Remote Sensing Hydrodata

Research Brief Updated May 8, 2026

Satellite-derived river slope and water surface datasets — from ICESat-2 and SWOT — that improve the physical inputs to NOAA's operational HAND-FIM system, alongside hydrofabric harmonization, building footprint extraction, and large-scale raster processing pipelines.

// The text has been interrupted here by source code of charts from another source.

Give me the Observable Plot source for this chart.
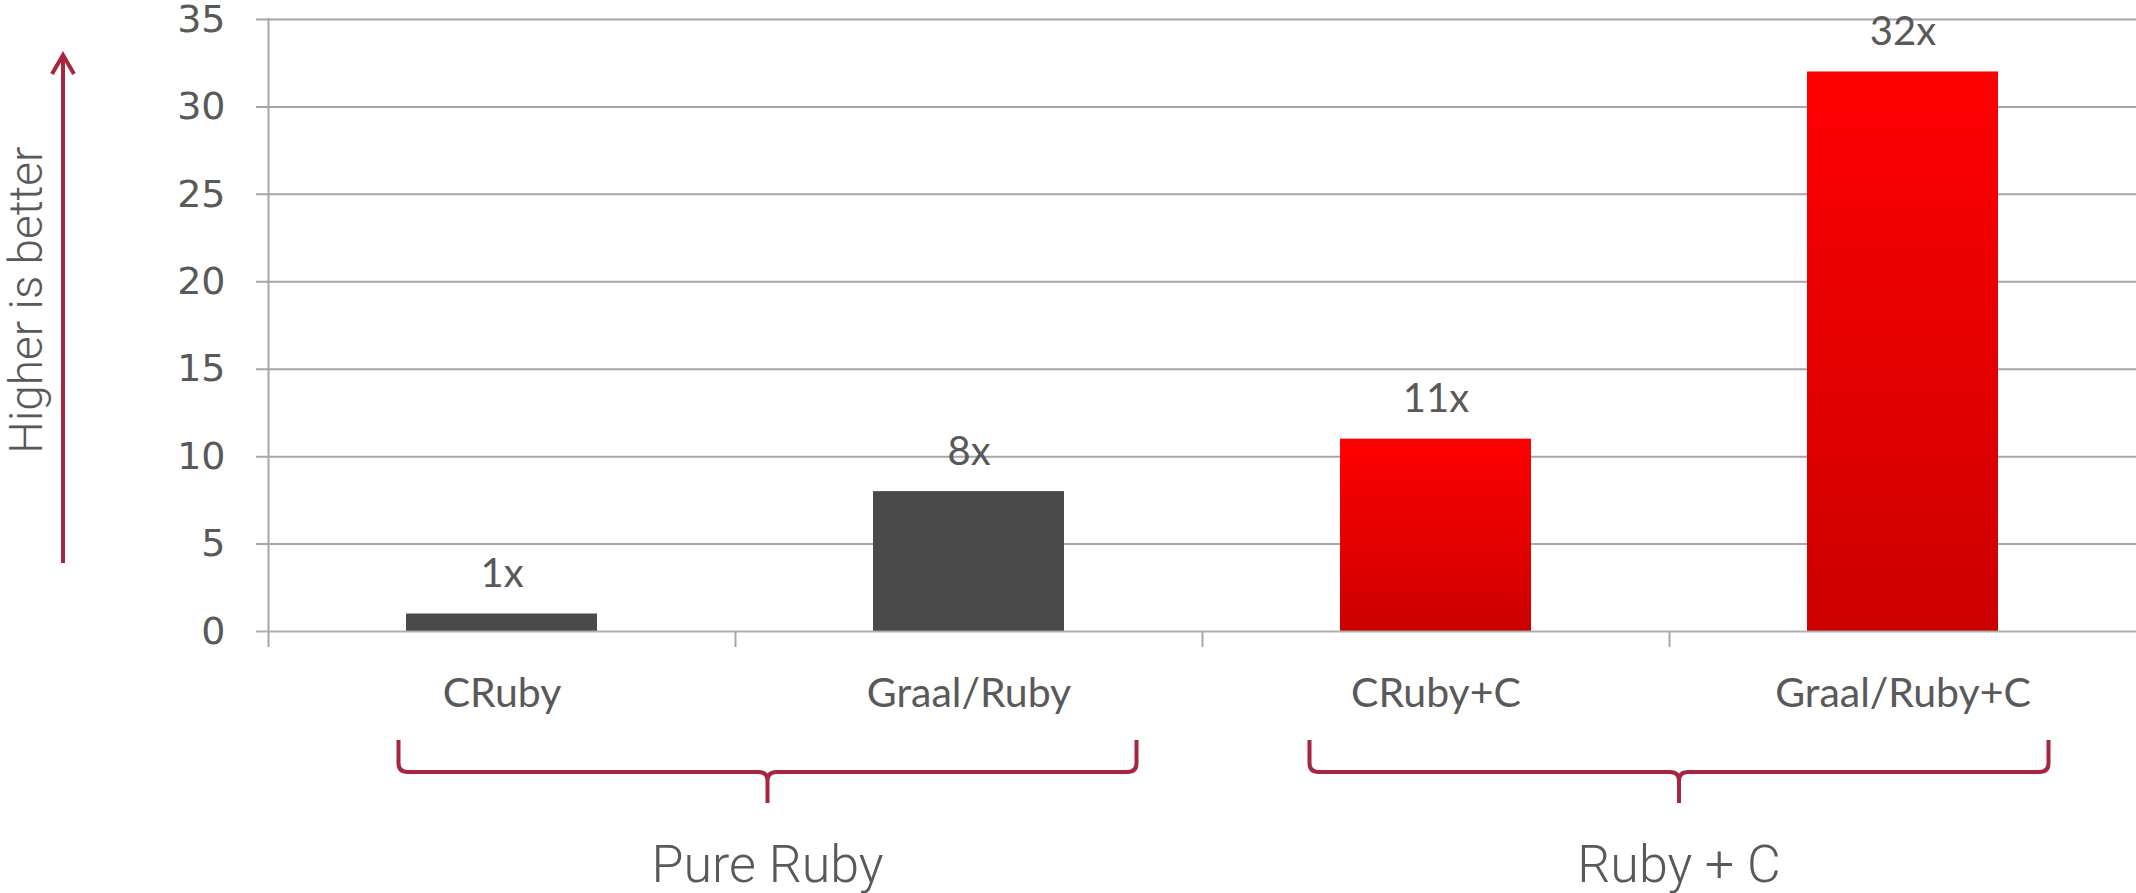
<!DOCTYPE html>
<html><head><meta charset="utf-8">
<script src="https://cdn.jsdelivr.net/npm/d3@7"></script>
<script src="https://cdn.jsdelivr.net/npm/@observablehq/plot@0.6"></script>
<style>html,body{margin:0;padding:0;background:#fff;} #chart svg{display:block;}</style>
</head><body><div id="chart"></div>
<script>
const categories = ["CRuby", "Graal/Ruby", "CRuby+C", "Graal/Ruby+C"];
const speedups = [1, 8, 11, 32];
const valueLabels = ["1x", "8x", "11x", "32x"];
const barKinds = ["pure", "pure", "native", "native"];
const groupNames = ["Pure Ruby", "Ruby + C"];
const groupMembers = [["CRuby", "Graal/Ruby"], ["CRuby+C", "Graal/Ruby+C"]];
const yTicks = [0, 5, 10, 15, 20, 25, 30, 35];
const axisNote = "Higher is better";

// layout
const W = 2136, H = 893, ML = 268, MR = 0, MT = 19, MB = 262;
const step = (W - ML - MR) / categories.length;
const grey = "#595959", grid = "#A6A6A6", accent = "#A6253F";
const braceExt = [[103, 168], [126, 146]];

const rows = categories.map((c, i) => ({category: c, value: speedups[i], label: valueLabels[i], kind: barKinds[i]}));

const chart = Plot.plot({
  width: W, height: H, marginLeft: ML, marginRight: MR, marginTop: MT, marginBottom: MB,
  style: {background: "#fff", color: grey, overflow: "visible"},
  x: {domain: categories, paddingInner: 0.59, paddingOuter: 0.295, label: null},
  y: {domain: [0, 35], label: null},
  marks: [
    Plot.ruleY(yTicks.slice(1), {stroke: grid, strokeWidth: 2, insetLeft: -12}),
    Plot.ruleX([categories[0]], {dx: -step / 2, insetTop: -1, insetBottom: -16, stroke: grid, strokeWidth: 2}),
    Plot.ruleX(categories.slice(1), {dx: -step / 2, y1: 0, y2: 0, insetBottom: -16, stroke: grid, strokeWidth: 2}),
    Plot.barY(rows.filter(d => d.kind === "pure"), {x: "category", y: "value", fill: "#4A4A4A"}),
    Plot.barY(rows.filter(d => d.kind === "native"), {x: "category", y: "value", fill: "url(#redGradient)"}),
    Plot.ruleY([0], {stroke: grid, strokeWidth: 2, insetLeft: -12, strokeOpacity: 0.9}),
    Plot.text(rows, {x: "category", y: "value", text: "label", lineAnchor: "bottom", dy: -27, fontSize: 40, fontFamily: "Lato", fill: grey}),
    Plot.axisY({ticks: yTicks, tickSize: 0, tickPadding: 43, fontSize: 38, fontFamily: "DejaVu Sans", label: null}),
    Plot.axisX({tickSize: 0, tickPadding: 46, fontSize: 41, fontFamily: "Lato", label: null})
  ]
});
document.getElementById("chart").appendChild(chart);

const svg = d3.select(chart);
const defs = svg.insert("defs", ":first-child");
const lg = defs.append("linearGradient").attr("id", "redGradient")
  .attr("x1", 0).attr("y1", 0).attr("x2", 0).attr("y2", 1);
lg.append("stop").attr("offset", "0%").attr("stop-color", "#FF0000");
lg.append("stop").attr("offset", "100%").attr("stop-color", "#CC0000");

const xs = chart.scale("x");
const center = c => xs.apply(c) + xs.bandwidth / 2;

// braces and group labels
const yTop = 740, yLine = 772, yTip = 803, r = 9;
groupNames.forEach((name, gi) => {
  const members = groupMembers[gi];
  const L = center(members[0]) - braceExt[gi][0];
  const R = center(members[members.length - 1]) + braceExt[gi][1];
  const T = (L + R) / 2;
  const p = `M${L},${yTop} L${L},${yLine - r} Q${L},${yLine} ${L + r},${yLine} L${T - r},${yLine} Q${T},${yLine} ${T},${yLine + r} L${T},${yTip}
             M${T},${yLine + r} Q${T},${yLine} ${T + r},${yLine} L${R - r},${yLine} Q${R},${yLine} ${R},${yLine - r} L${R},${yTop}`;
  svg.append("path").attr("d", p).attr("fill", "none").attr("stroke", accent).attr("stroke-width", 4);
  svg.append("text").attr("x", T).attr("y", 882).attr("text-anchor", "middle")
    .attr("font-family", "Roboto").attr("font-weight", 300).attr("font-size", 52).attr("fill", grey).text(name);
});

// arrow and note
svg.append("path").attr("d", "M63,563 L63,55 M52,74 L63,55 L74,74")
  .attr("fill", "none").attr("stroke", accent).attr("stroke-width", 4).attr("stroke-linejoin", "miter");
svg.append("text").attr("transform", "translate(42,300) rotate(-90)").attr("text-anchor", "middle")
  .attr("font-family", "Roboto").attr("font-weight", 300).attr("font-size", 46).attr("fill", grey).text(axisNote);
</script>
</body></html>
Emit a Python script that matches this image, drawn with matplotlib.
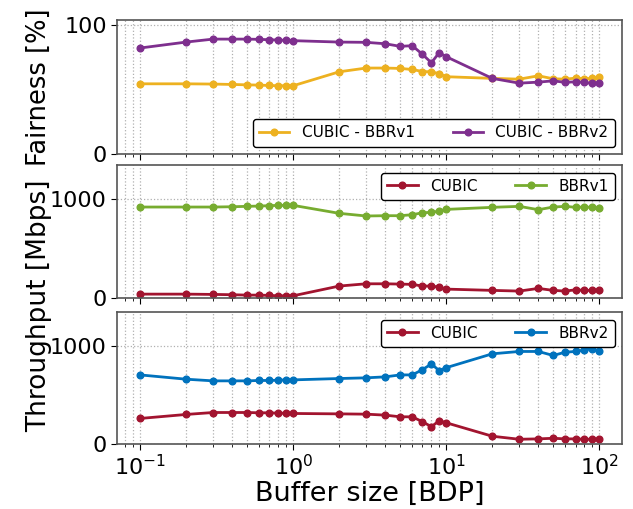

SWOTICESat-2LandsatGDALGeoPandas
SWOT river slope and remote sensing data

What This Work Covers

  • ICESat-2 river slope dataset — high-accuracy water surface slope estimates derived from ICESat-2 ATL13 along-track products, adopted by NOAA OWP for operational HAND-FIM as an improvement over legacy NHD slope attributes in Manning's equation.
  • SWOT monthly slopes — global reach-level water surface slopes from SWOT River Vector products published on Zenodo; enables temporal analysis of river hydraulic dynamics at unprecedented spatial and temporal resolution across continental river networks.
  • RiverJoin — bidirectional spatial join between NHDPlus and MERIT Hydro river flowlines for hydrofabric interoperability; transfers ICESat-2 slope attributes across network products; methodology adopted by NOAA OWP for operational hydrofabric harmonization workflows.
  • msfootprint — Python package (15,000+ downloads) for extracting Microsoft Building Footprints for any area of interest from the global dataset; supports flood exposure mapping, urban risk assessment, and disaster impact analysis workflows.
  • Large-scale raster and vector processing pipelines using GDAL, Rasterio, GeoPandas, ArcPy, and cloud-compatible workflows for Landsat, DEM, and hydrographic data engineering at CONUS scale.

Why It Matters

Flood inundation model accuracy is bounded by the quality of its physical inputs — and for HAND-FIM, river slope is one of the most sensitive parameters. Legacy NHD slope attributes carry significant errors from DEM noise; replacing them with ICESat-2 lidar-derived values directly improves every HAND-FIM prediction that uses them. SWOT extends this to global monthly time series, opening the door to dynamic model updating as river conditions change. These datasets are not supplementary outputs — they are the physical foundation that makes operational flood mapping more credible.